2021-02-05 09:44:01,636 INFO  org.apache.flink.runtime.checkpoint.CheckpointCoordinator    [] - Restoring job 00000000000000000000000000000000 from Checkpoint 101 @ 1612518074802 for 00000000000000000000000000000000 located at <checkpoint-not-externally-addressable>.


6. Cancel the job

The job can be cancelled through the Flink the Web UI, or using the following command:

$ ./bin/flink cancel --target kubernetes-application -Dkubernetes.cluster-id=<ClusterID> <JobID>

When the job is cancelled, all the Kubernetes resources created by Flink (e.g. JobManager deployment, TaskManager pods, service, Flink configuration ConfigMap, leader-related ConfigMaps) will be deleted automatically.

Conclusion

The native Kubernetes integration was first introduced in Flink 1.10, abstracting a lot of the complexities of hosting, configuring, managing and operating Flink clusters in cloud-native environments. After three major releases, the community has made great progress in supporting multiple deployment modes (i.e. session and application) and an alternative HA setup that doesn’t depend on Zookeeper.

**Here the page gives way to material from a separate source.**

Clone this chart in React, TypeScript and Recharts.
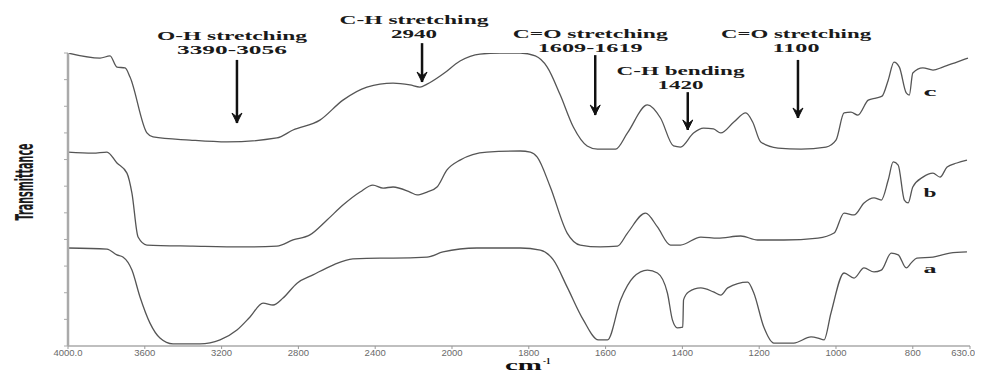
import React from "react";
import { LineChart, Line, XAxis, YAxis, ReferenceLine, ReferenceDot } from "recharts";

// ---- axis ticks (wavenumber, cm-1) ----
const tickWavenumbers = [4000, 3600, 3200, 2800, 2400, 2000, 1800, 1600, 1400, 1200, 1000, 800, 630];
const tickLabels = ["4000.0", "3600", "3200", "2800", "2400", "2000", "1800", "1600", "1400", "1200", "1000", "800", "630.0"];
const yTicks = [0, 10, 20, 30, 40, 50, 60, 70, 80, 90, 100, 110];

// ---- spectra: [wavenumber, transmittance (offset, arb. units)] ----
const curveA: [number, number][] = [
  [4000, 36.8], [3797, 36.4], [3745, 34.2], [3714, 33.4], [3667, 28.5], [3625, 18.4], [3573, 8.6], [3521, 3.0],
  [3453, 0.8], [3313, 0.8], [3208, 2.3], [3120, 6.0], [3052, 10.9], [2984, 16.1], [2932, 15.4], [2880, 18.0],
  [2807, 23.6], [2724, 26.7], [2620, 30.4], [2516, 32.7], [2375, 33.0], [2307, 33.0], [2130, 33.4], [2047, 35.3],
  [1935, 36.8], [1822, 36.8], [1770, 36.0], [1736, 32.3], [1700, 22.1], [1658, 9.8], [1619, 2.3], [1595, 2.3],
  [1561, 17.3], [1527, 25.9], [1491, 28.5], [1465, 27.4], [1439, 19.9], [1426, 9.8], [1413, 6.8], [1399, 7.1],
  [1397, 17.3], [1384, 20.3], [1352, 21.8], [1319, 20.3], [1300, 19.1], [1282, 21.8], [1230, 24.0], [1214, 19.9],
  [1188, 7.1], [1162, 1.1], [1110, 1.1], [1065, 3.4], [1047, 3.0], [1031, 2.3], [1013, 12.4], [979, 27.4],
  [953, 25.5], [927, 29.3], [901, 27.8], [882, 28.5], [856, 34.9], [838, 34.2], [817, 29.3], [804, 31.2],
  [788, 33.0], [740, 33.4], [690, 34.9], [639, 35.3],
];

const curveB: [number, number][] = [
  [4000, 72.8], [3870, 72.4], [3797, 72.8], [3745, 68.7], [3693, 64.9], [3667, 57.4], [3635, 40.9], [3589, 37.9],
  [3349, 37.5], [3089, 37.2], [2912, 37.5], [2828, 39.8], [2740, 41.7], [2651, 47.3], [2568, 52.9], [2479, 57.8],
  [2412, 60.4], [2359, 59.3], [2307, 59.7], [2219, 57.8], [2182, 56.7], [2130, 57.8], [2078, 59.7], [2026, 66.1],
  [1979, 69.8], [1909, 72.8], [1822, 73.2], [1796, 72.8], [1778, 70.9], [1744, 59.7], [1700, 42.4], [1666, 37.9],
  [1614, 37.2], [1569, 37.5], [1543, 42.4], [1496, 49.9], [1465, 44.7], [1431, 37.9], [1405, 37.9], [1352, 40.9],
  [1308, 40.5], [1248, 41.3], [1204, 39.8], [1136, 39.8], [1047, 40.5], [1005, 42.4], [979, 49.9], [953, 49.2],
  [927, 53.7], [901, 55.6], [882, 54.8], [864, 62.3], [851, 69.1], [838, 67.9], [822, 54.8], [812, 53.7],
  [800, 59.7], [770, 63.4], [740, 64.9], [719, 63.4], [698, 67.2], [669, 68.7], [639, 69.8],
];

const curveC: [number, number][] = [
  [4000, 110.0], [3833, 108.1], [3781, 108.9], [3745, 104.7], [3703, 104.4], [3677, 101.0], [3589, 80.0], [3557, 78.5],
  [3365, 77.3], [3172, 76.6], [2912, 78.1], [2828, 81.1], [2688, 84.8], [2568, 92.3], [2443, 97.2], [2307, 98.7],
  [2219, 98.0], [2167, 97.2], [2130, 98.3], [2047, 102.1], [1979, 107.0], [1927, 109.6], [1875, 110.0], [1822, 110.0],
  [1783, 108.9], [1752, 104.7], [1718, 94.2], [1684, 82.2], [1648, 75.1], [1621, 73.9], [1574, 73.9], [1543, 80.0],
  [1491, 90.5], [1457, 85.6], [1423, 75.1], [1405, 74.7], [1371, 80.0], [1345, 81.8], [1319, 81.5], [1300, 80.0],
  [1266, 84.1], [1235, 87.5], [1217, 84.1], [1196, 76.6], [1151, 74.3], [1091, 73.9], [1026, 74.7], [1000, 77.3],
  [979, 87.5], [961, 87.8], [943, 86.7], [916, 92.3], [896, 93.1], [880, 93.8], [864, 99.8], [849, 106.6],
  [835, 104.7], [817, 95.0], [809, 94.2], [800, 102.5], [770, 104.4], [740, 103.6], [711, 104.7], [669, 106.6],
  [636, 108.1],
];

// ---- series labels ----
const seriesNames = ["a", "b", "c"];
const seriesLabelAt: [number, number][] = [[749, 28.9], [749, 57.4], [749, 95.3]];

// ---- band annotations ----
const bandTitles = ["O-H stretching", "C-H stretching", "C=O stretching", "C-H bending", "C=O stretching"];
const bandValues = ["3390-3056", "2940", "1609-1619", "1420", "1100"];
// layout of each annotation: text centre wavenumber, arrow wavenumber, title y, arrow top y, arrow tip y
const bandLayout = [
  { textWn: 3146, arrowWn: 3120, titleY: 116.7, top: 107.4, tip: 83.7, w1: 150, w2: 110 },
  { textWn: 2198, arrowWn: 2156, titleY: 122.4, top: 113.7, tip: 99.1, w1: 149, w2: 46 },
  { textWn: 1640, arrowWn: 1627, titleY: 117.5, top: 109.2, tip: 86.7, w1: 155, w2: 105 },
  { textWn: 1405, arrowWn: 1386, titleY: 103.6, top: 95.3, tip: 81.1, w1: 128, w2: 46 },
  { textWn: 1104, arrowWn: 1099, titleY: 117.5, top: 107.4, tip: 85.6, w1: 150, w2: 47 },
];

// Broken wavenumber axis: 400 cm-1 per division above 2000, 200 cm-1 per division below
const LAST_SEG = 0.745;
const toX = (wn: number) =>
  wn >= 2000 ? (4000 - wn) / 400 : wn >= 800 ? 5 + (2000 - wn) / 200 : 11 + ((800 - wn) / 170) * LAST_SEG;

const xTicks = tickWavenumbers.map(toX);
const XMAX = toX(630);

const toSeries = (c: [number, number][]) => c.map(([wn, t]) => ({ x: toX(wn), t }));
const dataA = toSeries(curveA);
const dataB = toSeries(curveB);
const dataC = toSeries(curveC);

const SERIF = "Liberation Serif, Times New Roman, serif";
const LINE_COLOR = "#555";
const boldSerif = (size: number): React.CSSProperties => ({
  fontFamily: SERIF,
  fontWeight: 700,
  fontSize: size,
});

const tickIndex = (v: number) => xTicks.findIndex((t) => Math.abs(t - v) < 1e-6);

const XTick = (props: any) => {
  const { x, y, payload } = props;
  const i = tickIndex(payload.value);
  const last = i === xTicks.length - 1;
  return (
    <text
      x={last ? x + 5 : x}
      y={y}
      dy="0.71em"
      textAnchor={last ? "end" : "middle"}
      fontSize={9.5}
      fill="#6a6a6a"
      fontFamily="Liberation Sans, Arial, sans-serif"
    >
      {i >= 0 ? tickLabels[i] : ""}
    </text>
  );
};

export default function App() {
  return (
    <div style={{ width: 967, height: 366 }}>
      <LineChart width={967} height={366} margin={{ top: 45, right: 5, bottom: 3, left: 50 }}>
        <XAxis
          type="number"
          dataKey="x"
          domain={[0, XMAX]}
          allowDataOverflow
          ticks={xTicks}
          interval={0}
          height={25}
          tickSize={3}
          tickMargin={0}
          axisLine={{ stroke: "#aaa", strokeWidth: 1.5 }}
          tickLine={{ stroke: "#999" }}
          tick={<XTick />}
        />
        <YAxis
          type="number"
          domain={[0, 110]}
          allowDataOverflow
          ticks={yTicks}
          interval={0}
          width={10}
          tickSize={4}
          tickFormatter={() => ""}
          axisLine={{ stroke: "#aaa", strokeWidth: 2.5 }}
          tickLine={{ stroke: "#aaa" }}
        />
        <Line data={dataA} dataKey="t" type="monotone" stroke={LINE_COLOR} strokeWidth={1.3} dot={false} isAnimationActive={false} />
        <Line data={dataB} dataKey="t" type="monotone" stroke={LINE_COLOR} strokeWidth={1.3} dot={false} isAnimationActive={false} />
        <Line data={dataC} dataKey="t" type="monotone" stroke={LINE_COLOR} strokeWidth={1.3} dot={false} isAnimationActive={false} />

        {bandLayout.map((b, i) => (
          <ReferenceLine
            key={"shaft" + i}
            segment={[{ x: toX(b.arrowWn), y: b.top }, { x: toX(b.arrowWn), y: b.tip }]}
            stroke="#111"
            strokeWidth={2.5}
            ifOverflow="visible"
          />
        ))}
        {bandLayout.map((b, i) => (
          <ReferenceDot
            key={"head" + i}
            x={toX(b.arrowWn)}
            y={b.tip}
            ifOverflow="visible"
            shape={(p: any) => (
              <path
                d={`M${p.cx - 5},${p.cy - 10} L${p.cx},${p.cy} L${p.cx + 5},${p.cy - 10} L${p.cx},${p.cy - 6} Z`}
                fill="#111"
                stroke="#111"
                strokeWidth={1}
              />
            )}
          />
        ))}
        {bandLayout.map((b, i) => (
          <ReferenceDot
            key={"text" + i}
            x={toX(b.textWn)}
            y={b.titleY}
            ifOverflow="visible"
            shape={(p: any) => (
              <g>
                <text x={p.cx} y={p.cy} textAnchor="middle" dominantBaseline="central" style={boldSerif(13)} fill="#1a1a1a" textLength={b.w1} lengthAdjust="spacingAndGlyphs">
                  {bandTitles[i]}
                </text>
                <text x={p.cx} y={p.cy + 14} textAnchor="middle" dominantBaseline="central" style={boldSerif(13)} fill="#1a1a1a" textLength={b.w2} lengthAdjust="spacingAndGlyphs">
                  {bandValues[i]}
                </text>
              </g>
            )}
          />
        ))}
        {seriesLabelAt.map(([wn, t], i) => (
          <ReferenceDot
            key={"name" + i}
            x={toX(wn)}
            y={t}
            ifOverflow="visible"
            shape={(p: any) => (
              <text x={p.cx} y={p.cy} textAnchor="middle" dominantBaseline="central" style={boldSerif(12)} fill="#1a1a1a" textLength={13} lengthAdjust="spacingAndGlyphs">
                {seriesNames[i]}
              </text>
            )}
          />
        ))}
        {/* y axis title */}
        <ReferenceDot
          x={0}
          y={61.6}
          ifOverflow="visible"
          shape={(p: any) => (
            <text
              transform={`translate(${p.cx - 35},${p.cy}) rotate(-90)`}
              x={0}
              y={0}
              textAnchor="middle"
              textLength={77}
              lengthAdjust="spacingAndGlyphs"
              style={{ fontFamily: "Liberation Sans Narrow, DejaVu Sans Condensed, Liberation Sans, sans-serif", fontWeight: 700, fontSize: 24 }}
              fill="#1a1a1a"
            >
              Transmittance
            </text>
          )}
        />
        {/* x axis title */}
        <ReferenceDot
          x={toX(1802)}
          y={-7.5}
          ifOverflow="visible"
          shape={(p: any) => (
            <g>
              <text x={p.cx - 23} y={p.cy} dominantBaseline="central" style={boldSerif(14)} fill="#111" textLength={37} lengthAdjust="spacingAndGlyphs">
                cm
              </text>
              <text x={p.cx + 15} y={p.cy - 5} dominantBaseline="central" style={boldSerif(9)} fill="#111">
                -1
              </text>
            </g>
          )}
        />
      </LineChart>
    </div>
  );
}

Compared with standalone Kubernetes deployments, the native integration is more user-friendly and requires less upfront knowledge about Kubernetes. Given that Flink is now aware of the underlying Kubernetes cluster, it also can benefit from dynamic resource allocation and make more efficient use of Kubernetes cluster resources. The next building block to deepen Flink’s native integration with Kubernetes is the pod template (FLINK-15656), which will greatly enhance the flexibility of using advanced Kubernetes features (e.g. volumes, init container, sidecar container). This work is already in progress and will be added in the upcoming 1.13 release!